BCC, originally Bakker Cash & Carry, was a Dutch retail chain selling consumer electronics. They were declared bankrupt on 22 September 2023.

== History ==
In 1945, Herman Bakker opened an electronics shop in Amsterdam-West. Together with his sons Carel and Coos, a second branch was opened in Amsterdam-Osdorp at the Tussen Meer in 1962; this branch was part of the Radio West chain. From 1969, Carel and Coos Bakker continued the business under the name BCC.

In October 2009, BCC took over Amsterdam's Polectro, and the two Polectro branches were transformed into BCC branches. The branch in Stadshart Amstelveen, which is 2.7 kilometres away from Polectro's main branch, was discontinued as a result of this takeover.

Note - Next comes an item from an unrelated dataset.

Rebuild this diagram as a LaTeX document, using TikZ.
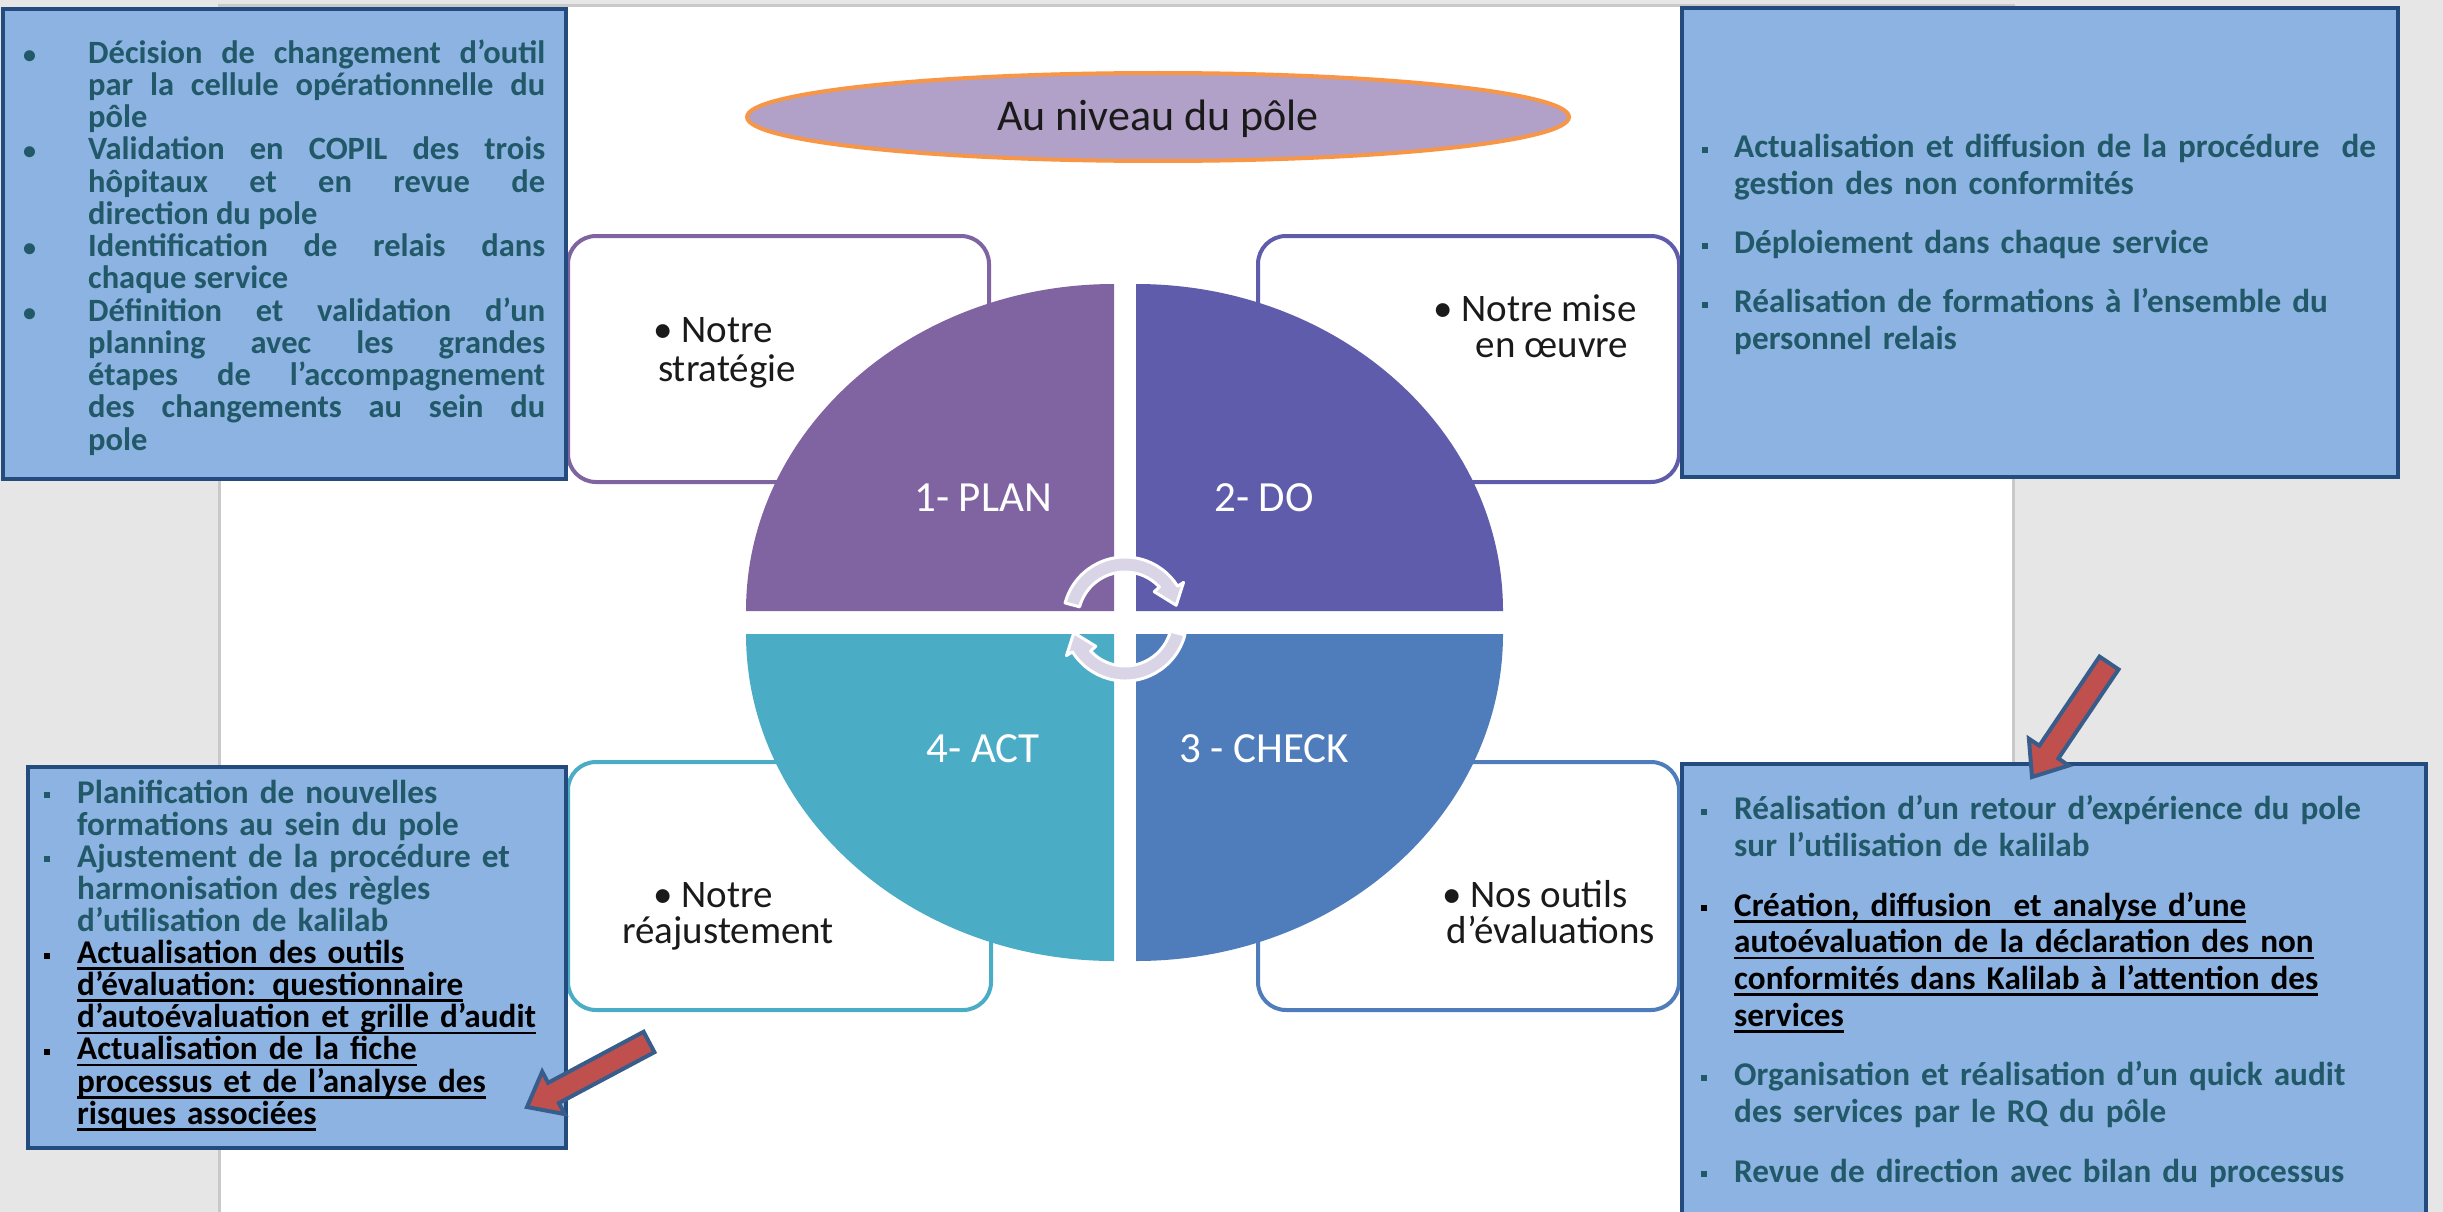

In October 2014, BCC had 57 shops in the Netherlands and a significant proportion of its sales are realised online. From 1 February 2015, BCC acquired 18 shops from HiM Retail, the owner of the De Harense Smid, Mikro-Electro and It's shop formats. The deal further involves HiM Retail closing around 10 shops, as they would compete too much with the BCC shops. BCC will take over around 150 employees. After the acquisition, BCC will have 69 shops.

On 14 September 2023, owner Mirage Retail Group announced that it sees no future in the loss-making company and has filed for a moratorium. A week later, it filed for bankruptcy.